NZ researchers seeking 3,500+ volunteers for world’s largest eating disorders genetics investigation

University of Otago

NZ researchers seeking 3,500+ volunteers for

world’s largest eating disorders genetics investigation

Study to pinpoint genes influencing risk of

developing eating disorders

New Zealand researchers are seeking volunteers with first-hand experience of an eating disorder to enrol in the local arm of the world’s largest ever genetic investigation into the complex, devastating illnesses.

The ground-breaking Eating Disorders Genetics Initiative (EDGI) aims to identify hundreds of genes that influence a person’s risk of developing anorexia nervosa, bulimia nervosa and binge-eating disorder, to improve treatment, and ultimately, save lives.
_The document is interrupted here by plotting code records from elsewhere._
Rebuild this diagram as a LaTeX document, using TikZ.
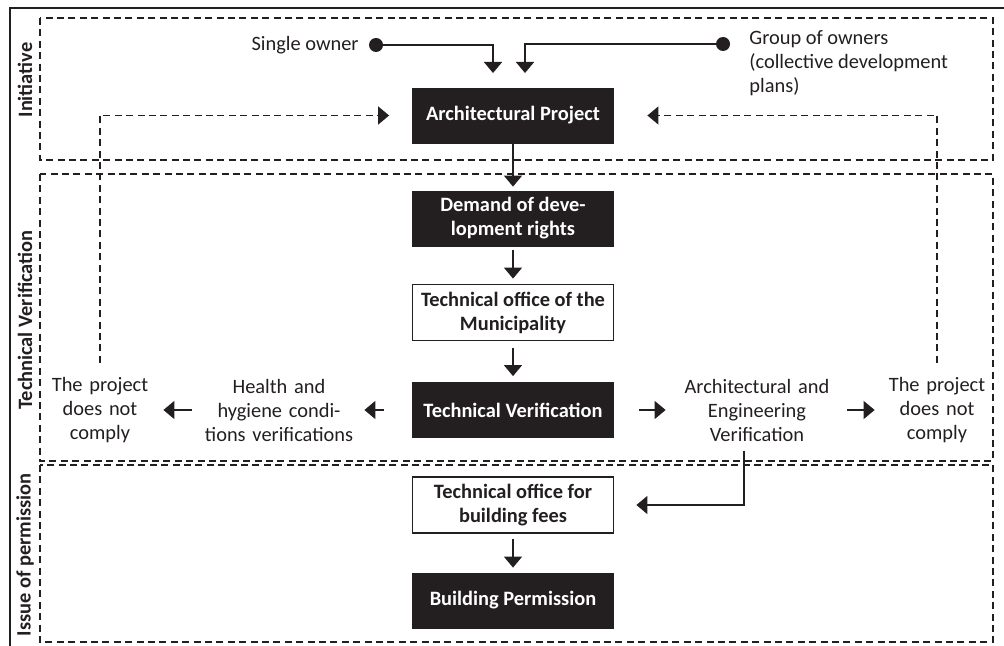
\documentclass[tikz,border=0pt]{standalone}
\usepackage{fontspec}
\setmainfont{Carlito}
\usetikzlibrary{arrows.meta}

\definecolor{ink}{RGB}{35,31,32}

\begin{document}
\begin{tikzpicture}[x=0.5pt,y=-0.5pt,
    every node/.style={font=\fontsize{10.2}{12}\selectfont, text=ink},
    blackbox/.style={fill=ink, draw=ink, text=white, font=\fontsize{10.2}{12}\selectfont\bfseries,
      minimum width=100.5pt, minimum height=27.5pt, align=center, inner sep=0pt},
    whitebox/.style={fill=white, draw=ink, line width=0.9pt, font=\fontsize{10.2}{12}\selectfont\bfseries,
      minimum width=100.5pt, minimum height=28pt, align=center, inner sep=0pt},
    sidetext/.style={align=center, inner sep=0pt},
    dot/.style={circle, fill=ink, minimum size=7pt, inner sep=0pt},
    conn/.style={draw=ink, line width=0.8pt, -{Triangle[length=5.5pt,width=9pt]}},
    fb/.style={conn, line width=0.8pt, dash pattern=on 3.5pt off 2.2pt},
    zone/.style={draw=ink, line width=0.8pt, dash pattern=on 3.5pt off 2.2pt},
    zonelabel/.style={rotate=90, font=\fontsize{10.2}{12}\selectfont\bfseries}
  ]
    \useasboundingbox (0,0) rectangle (1004,646);

    % frame and zones
    \draw[ink, line width=1.2pt] (10,646) -- (10,8) -- (1004,8);
    \draw[zone] (40,18) rectangle (993,160);
    \draw[zone] (40,174) rectangle (993,461);
    \draw[zone] (40,465) rectangle (993,642);

    \node[zonelabel] (labinit) at (25,80) {Initiative};
    \node[zonelabel] (labtech) at (25,320) {Technical Verification};
    \node[zonelabel] (labperm) at (25,555) {Issue of permission};

    % main column
    \node[blackbox] (arch) at (513,115.5) {Architectural Project};
    \node[blackbox] (demand) at (513,218.5) {Demand of deve-\\lopment rights};
    \node[whitebox] (munic) at (513,312.5) {Technical office of the\\Municipality};
    \node[blackbox] (techver) at (513,410) {Technical Verification};
    \node[whitebox] (fees) at (513,505) {Technical office for\\building fees};
    \node[blackbox] (permit) at (513,600.5) {Building Permission};

    % owners
    \node[dot] (sdot) at (376,45) {};
    \node[anchor=east, inner sep=0pt] (single) at (359,45) {Single owner};
    \node[dot] (gdot) at (723,44) {};
    \node[anchor=west, align=left, inner sep=0pt] (group) at (749,63) {Group of owners\\(collective development\\plans)};
    \coordinate (sin) at (493,73);
    \coordinate (gin) at (525,73);

    % side texts
    \node[sidetext, text width=55pt] (leftno) at (100,410) {The project\\does not\\comply};
    \node[sidetext, text width=80pt] (health) at (279,410) {Health and\\hygiene condi-\\tions verifications};
    \node[sidetext, text width=80pt] (archeng) at (757,410) {Architectural and\\Engineering\\Verification};
    \node[sidetext, text width=55pt] (rightno) at (937,410) {The project\\does not\\comply};

    % connectors
    \draw[conn] (sdot) -| (sin);
    \draw[conn] (gdot) -| (gin);
    \draw[conn, shorten >=2pt] (arch) -- (demand);
    \draw[conn, shorten <=2pt, shorten >=2.5pt] (demand) -- (munic);
    \draw[conn, shorten <=3.5pt, shorten >=3pt] (munic) -- (techver);
    \draw[conn, shorten <=2.5pt, shorten >=2.5pt] (fees) -- (permit);

    \draw[conn, shorten <=14pt, shorten >=2.5pt] (techver) -- (health);
    \draw[conn, shorten <=3.5pt, shorten >=4pt] (health) -- (leftno);
    \draw[conn, shorten <=12.5pt, shorten >=5.5pt] (techver) -- (archeng);
    \draw[conn, shorten <=5pt, shorten >=3.5pt] (archeng) -- (rightno);
    \draw[conn, shorten <=4.5pt, shorten >=11pt] ([xshift=-6.5pt]archeng.south) |- (fees);

    \draw[fb, shorten <=7pt, shorten >=11.5pt] (leftno) |- (arch);
    \draw[fb, shorten <=7pt, shorten >=16.75pt] (rightno) |- (arch);
\end{tikzpicture}
\end{document}
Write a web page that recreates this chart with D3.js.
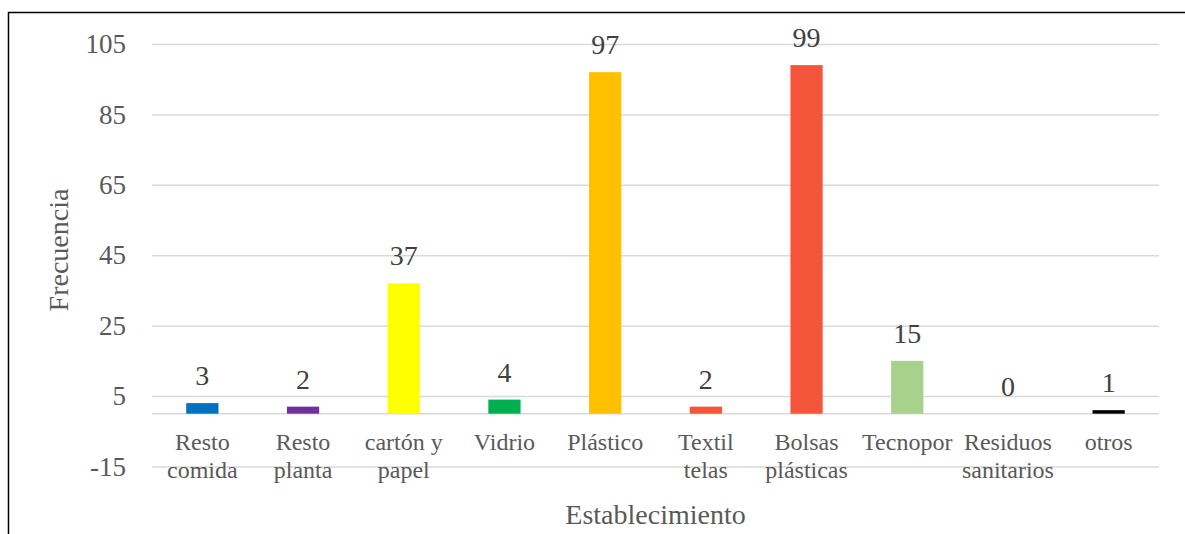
<!DOCTYPE html>
<html>
<head>
<meta charset="utf-8">
<script src="https://cdn.jsdelivr.net/npm/d3@7"></script>
<style>
  body { margin: 0; background: #fff; }
  svg { display: block; }
  svg text { font-family: 'Liberation Serif', Tinos, 'Times New Roman', 'DejaVu Serif'; }
</style>
</head>
<body>
<div id="chart"></div>
<script>
// categories (split into lines as in the original)
const categories = [
  ['Resto', 'comida'],
  ['Resto', 'planta'],
  ['cartón y', 'papel'],
  ['Vidrio'],
  ['Plástico'],
  ['Textil', 'telas'],
  ['Bolsas', 'plásticas'],
  ['Tecnopor'],
  ['Residuos', 'sanitarios'],
  ['otros']
];
const values = [3, 2, 37, 4, 97, 2, 99, 15, 0, 1];
const colors = ['#0070C0', '#7030A0', '#FFFF00', '#00B050', '#FFC000',
                '#F4563B', '#F4563B', '#A9D18E', '#7F7F7F', '#000000'];
const yTicks = [-15, 5, 25, 45, 65, 85, 105];

const width = 1185;
const height = 534;
const margin = { top: 44, right: 26, bottom: 534 - 466.5, left: 152 };

const svg = d3.select('#chart')
  .append('svg')
  .attr('width', width)
  .attr('height', height);

// outer border (chart frame, cut off at right and bottom)
svg.append('rect')
  .attr('x', 8.5)
  .attr('y', 12.5)
  .attr('width', width + 20)
  .attr('height', height + 20)
  .attr('fill', 'none')
  .attr('stroke', '#000')
  .attr('stroke-width', 1.5);

const x = d3.scaleBand()
  .domain(d3.range(categories.length))
  .range([margin.left, width - margin.right])
  .paddingInner(0.68)
  .paddingOuter(0.34);

const y = d3.scaleLinear()
  .domain([-15, 105])
  .range([height - margin.bottom, margin.top]);

// gridlines + y tick labels
const yAxis = g => g
  .attr('transform', `translate(${margin.left},0)`)
  .call(d3.axisLeft(y).tickValues(yTicks).tickFormat(d => String(d))
    .tickSize(-(width - margin.right - margin.left)).tickPadding(26))
  .attr('font-family', null)
  .call(g => g.select('.domain').remove())
  .call(g => g.selectAll('.tick line').attr('stroke', '#D9D9D9').attr('stroke-width', 1.5))
  .call(g => g.selectAll('.tick text')
    .attr('fill', '#595959')
    .attr('font-size', '27px'));

svg.append('g').call(yAxis);

// zero line
svg.append('line')
  .attr('x1', margin.left)
  .attr('x2', width - margin.right)
  .attr('y1', y(0))
  .attr('y2', y(0))
  .attr('stroke', '#D9D9D9')
  .attr('stroke-width', 1.5);

// bars
svg.append('g')
  .selectAll('rect')
  .data(values)
  .join('rect')
    .attr('x', (d, i) => x(i))
    .attr('y', d => y(d))
    .attr('width', x.bandwidth())
    .attr('height', d => y(0) - y(d))
    .attr('fill', (d, i) => colors[i]);

// value labels
svg.append('g')
  .selectAll('text')
  .data(values)
  .join('text')
    .attr('x', (d, i) => x(i) + x.bandwidth() / 2)
    .attr('y', d => y(d) - 18)
    .attr('text-anchor', 'middle')
    .attr('fill', '#404040')
    .attr('font-size', '28px')
    .text(d => d);

// category labels
const cat = svg.append('g')
  .selectAll('text')
  .data(categories)
  .join('text')
    .attr('x', (d, i) => x(i) + x.bandwidth() / 2)
    .attr('y', 450)
    .attr('text-anchor', 'middle')
    .attr('fill', '#595959')
    .attr('font-size', '24px');

cat.selectAll('tspan')
  .data(d => d)
  .join('tspan')
    .attr('x', function () { return d3.select(this.parentNode).attr('x'); })
    .attr('dy', (d, i) => i === 0 ? 0 : 28)
    .text(d => d);

// axis titles
svg.append('text')
  .attr('x', (margin.left + width - margin.right) / 2)
  .attr('y', 524)
  .attr('text-anchor', 'middle')
  .attr('fill', '#595959')
  .attr('font-size', '28px')
  .text('Establecimiento');

svg.append('text')
  .attr('transform', `translate(68, 250) rotate(-90)`)
  .attr('text-anchor', 'middle')
  .attr('fill', '#595959')
  .attr('font-size', '28px')
  .text('Frecuencia');
</script>
</body>
</html>
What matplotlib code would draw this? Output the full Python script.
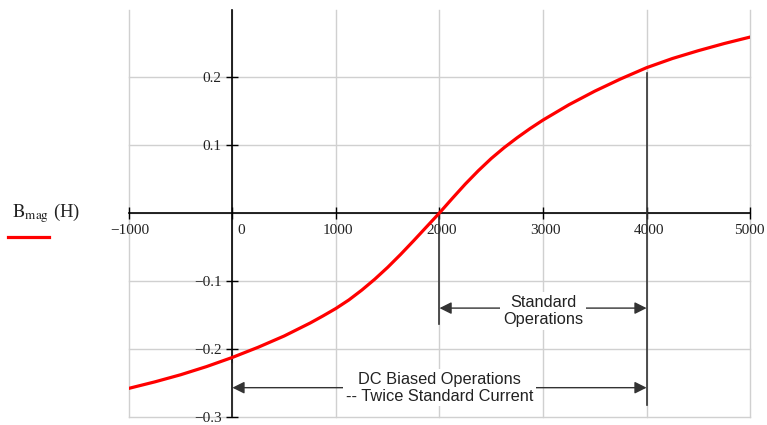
import numpy as np
import matplotlib
matplotlib.use('Agg')
import matplotlib.pyplot as plt
from matplotlib.lines import Line2D
from matplotlib.transforms import ScaledTranslation

# ── Data: B(H) magnetisation curve ────────────────────────────────────────────
H = [-1000, -750, -500, -250, 0, 250, 500, 750, 875, 1000, 1125, 1250, 1375,
     1500, 1625, 1750, 1875, 2000, 2125, 2250, 2375, 2500, 2625, 2750, 2875,
     3000, 3250, 3500, 3750, 4000, 4250, 4500, 4750, 5000]
B = [-0.258, -0.2485, -0.238, -0.226, -0.2125, -0.1975, -0.181, -0.162,
     -0.1515, -0.1405, -0.128, -0.1135, -0.0975, -0.080, -0.061, -0.041,
     -0.0205, 0.0, 0.0215, 0.0425, 0.062, 0.080, 0.096, 0.1105, 0.124,
     0.1365, 0.159, 0.179, 0.197, 0.2135, 0.227, 0.2385, 0.249, 0.2585]

x_ticks = [-1000, 0, 1000, 2000, 3000, 4000, 5000]
x_labels = ['\u22121000', '0', '1000', '2000', '3000', '4000', '5000']
y_ticks = [-0.3, -0.2, -0.1, 0.1, 0.2]
y_labels = ['\u22120.3', '\u22120.2', '\u22120.1', '0.1', '0.2']
y_grid = [-0.3, -0.2, -0.1, 0.0, 0.1, 0.2]

std_range = (2000, 4000)
dc_range = (0, 4000)

plt.rcParams['mathtext.fontset'] = 'stix'

fig = plt.figure(figsize=(7.67, 4.25), dpi=100, facecolor='white')
ax = fig.add_axes([0.168, 0.019, 0.810, 0.957])

ax.set_xlim(-1000, 5000)
ax.set_ylim(-0.3, 0.298)

# grid
for gx in x_ticks:
    ax.axvline(gx, color='#d0d0d0', lw=1.0, zorder=0, clip_on=False)
for gy in y_grid:
    ax.axhline(gy, color='#d0d0d0', lw=1.0, zorder=0, clip_on=False)

# axes through origin
for s in ['top', 'right']:
    ax.spines[s].set_visible(False)
ax.spines['left'].set_position(('data', 0))
ax.spines['bottom'].set_position(('data', 0))
ax.spines['left'].set_linewidth(1.2)
ax.spines['bottom'].set_linewidth(1.2)

ax.set_xticks(x_ticks)
ax.set_xticklabels(x_labels)
ax.set_yticks(y_ticks)
ax.set_yticklabels(y_labels)
ax.tick_params(direction='inout', length=8.5, width=1.0, colors='black',
               labelsize=11, labelcolor='#222222')
for lab in ax.get_xticklabels() + ax.get_yticklabels():
    lab.set_fontfamily('Liberation Serif')
# labels sit a touch right of their ticks ("0" clears the y axis)
shifts = [1, 6, 1.5, 1.5, 1.5, 1.5, -0.5]
for lab, dx in zip(ax.get_xticklabels(), shifts):
    lab.set_transform(lab.get_transform() + ScaledTranslation(dx/72, 0, fig.dpi_scale_trans))

# curve
ax.plot(H, B, color='red', lw=2.3, zorder=4, solid_joinstyle='round')

# annotation marker lines
mk = dict(color='#333333', lw=1.2, zorder=3)
ax.plot([2000, 2000], [0.0, -0.163], **mk)
ax.plot([4000, 4000], [0.205, -0.282], **mk)
ax.plot([0, 0], [-0.222, -0.298], **mk)

arr = dict(arrowstyle='-|>', color='#333333', lw=1.0, mutation_scale=18,
           shrinkA=0, shrinkB=0)
y_std = -0.14
y_dc = -0.257
ax.annotate('', xy=(std_range[0], y_std), xytext=(3000, y_std), arrowprops=arr)
ax.annotate('', xy=(std_range[1], y_std), xytext=(3000, y_std), arrowprops=arr)
ax.annotate('', xy=(dc_range[0], y_dc), xytext=(2000, y_dc), arrowprops=arr)
ax.annotate('', xy=(dc_range[1], y_dc), xytext=(2000, y_dc), arrowprops=arr)

tb = dict(facecolor='white', edgecolor='none', pad=2)
ax.text(3000, y_std - 0.004, 'Standard\nOperations', ha='center', va='center',
        fontsize=11.8, family='Liberation Sans', color='#222222',
        linespacing=1.18, bbox=tb, zorder=5)
ax.text(2000, y_dc, 'DC Biased Operations\n-- Twice Standard Current',
        ha='center', va='center', fontsize=11.8, family='Liberation Sans',
        color='#222222', linespacing=1.15, bbox=tb, zorder=5)

# legend on the left
fig.text(0.015, 0.489, r'$\mathrm{B_{mag}}$ (H)', fontsize=13.5,
         family='Liberation Serif', color='#222222', va='baseline')
fig.add_artist(Line2D([0.011, 0.064], [0.443, 0.443], color='red', lw=2.3,
                      transform=fig.transFigure))

fig.savefig('out.png', dpi=100, facecolor='white')
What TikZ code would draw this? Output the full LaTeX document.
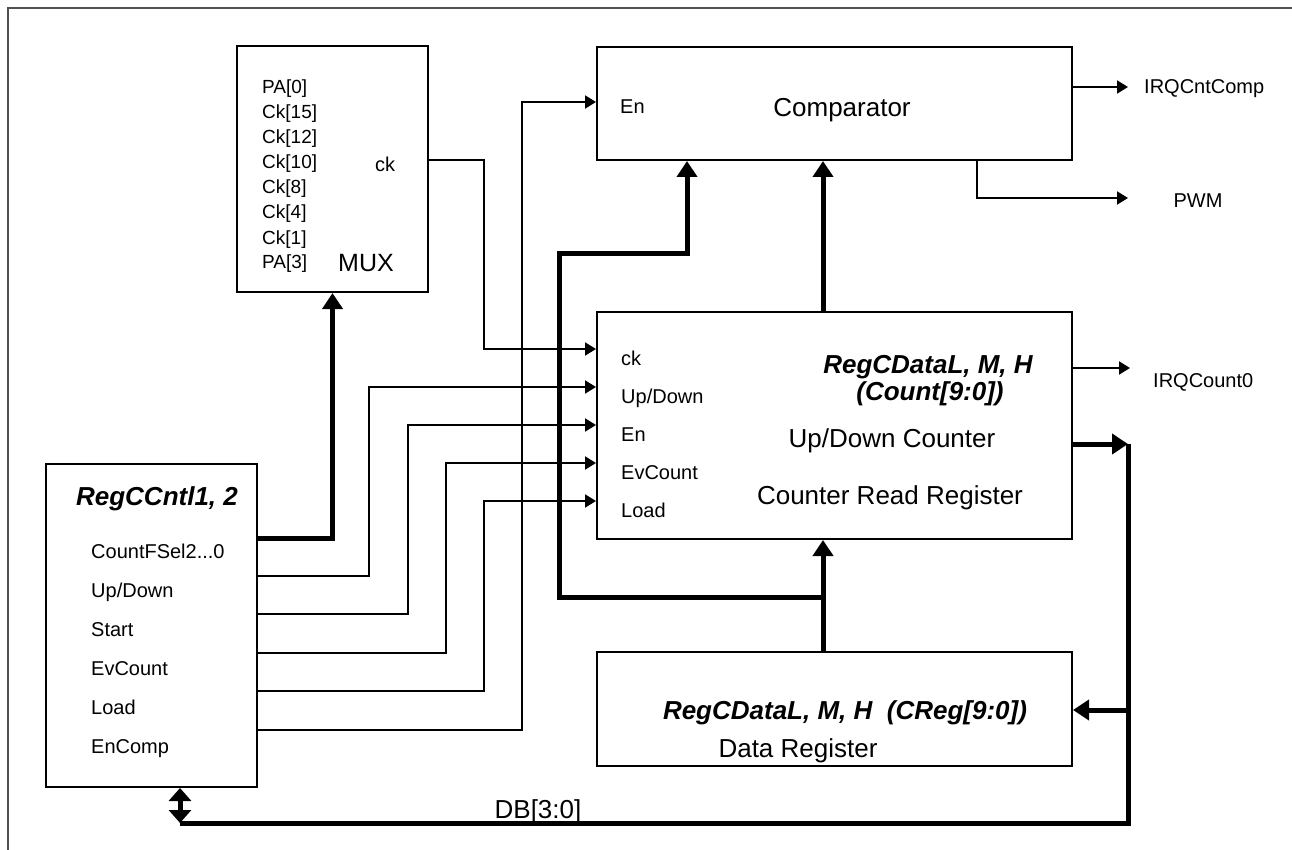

According to a co-authored EDGI Investigator article published today in the Royal New Zealand College of General Practitioner’s (RNZCGP), GP Pulse, NZ volunteers stand to make an invaluable contribution to improving the lives of those living with eating disorders.

“Cracking the genetic code of eating disorders will open the floodgates to much-needed research and the development of new, and more effective, personalised treatments for these devastating illnesses,” said article co-author, visiting EDGI Principal Investigator, Distinguished Professor of Eating Disorders, Department of Psychiatry, School of Medicine, University of North Carolina, Professor Cynthia Bulik, USA.

“Our preliminary research has shown that genetically, anorexia nervosa has both psychiatric and metabolic origins, which explains why people living with the disorder struggle to gain weight, despite their best efforts,” said Prof Bulik.

“EDGI NZ offers us a unique opportunity to further investigate the complex interplay of genetic and environmental factors that contribute to eating disorders, in order to improve treatments, and save lives.”

Eating disorders are complex mental illnesses that for some, can lead to severe and permanent physical complications, and even death.1While various studies have explored one’s genetic predisposition to developing an eating disorder, only a handful of the responsible genes have been identified to date, leaving many more to be found.

Psychologist, Senior Lecturer, University of Otago, and EDGI NZ Co-lead Investigator, Dr Jennifer Jordan, Christchurch is seeking more than 3,500 New Zealanders to participate in the important genetics study.

“We are looking for any New Zealander, aged 16 and over, with first-hand experience of an eating disorder, to volunteer for this important genetics study.”

Volunteers need to be over 16 years of age and have currently, or at any point in their lives experienced anorexia nervosa, bulimia nervosa or binge eating disorder.